The fact that the census even counts women as farm operators is remembered by Dianne Harkin as a hard-won victory.
The retired Winchester-area dairy farmer recalls how Statistics Canada was persuaded to let farm women count as more than wives by according them status as operators on the census form. “A husband and wife could indicate themselves as ‘operator one’ and ‘operator two,’” recalls Harkin of the 1970s policy change.
The federal agency was stuck in time until Harkin publicly criticized it in the media. At the time, she was founder and leader of the Women for the Survival of Agriculture, an influential advocacy group that spread to chapters across the country. Statistics Canada duly sent out a female bureaucrat to hear the group’s demands at a business meeting. The visitor showed up wearing coveralls and rubber boots, and Harkin still thinks back on that fashion faux pas as typical of the stereotyping all farmers had to endure.
There was even a flat-out stigma to being a farmer, she says, tracing those attitudes back to the visible poverty farmers endured in the Great Depression. Even during the 1970s, “women were not proud to be farmers,” she says.

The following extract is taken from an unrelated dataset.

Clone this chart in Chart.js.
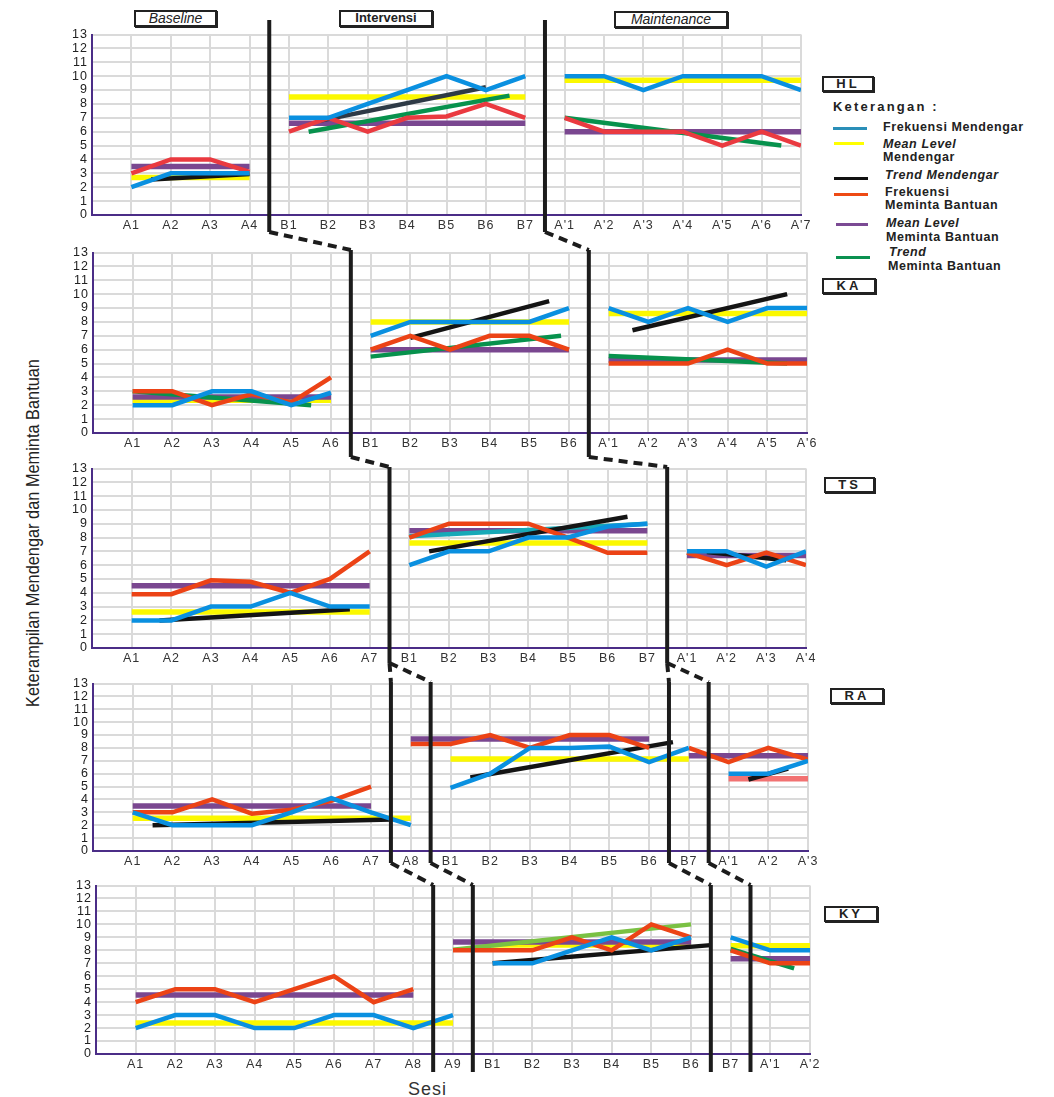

“Hopefully, that’s changed now,” she says, reflecting on the numbers highlighted in the latest census.
In 2016, there were 271,935 farm operators, and by 2021 the number was down 3.5% to 262,455. During the same half decade, the number of female operators increased for the first time since 1991. In 2021, there were 79,795 female farm operators, up from 77,970 in 2016. In 2021, 30.4% of total farm operators were female, up from 28.7% in 2016.
The latest census also counts a 1.9% decline in the number of Canadian farms in the same period.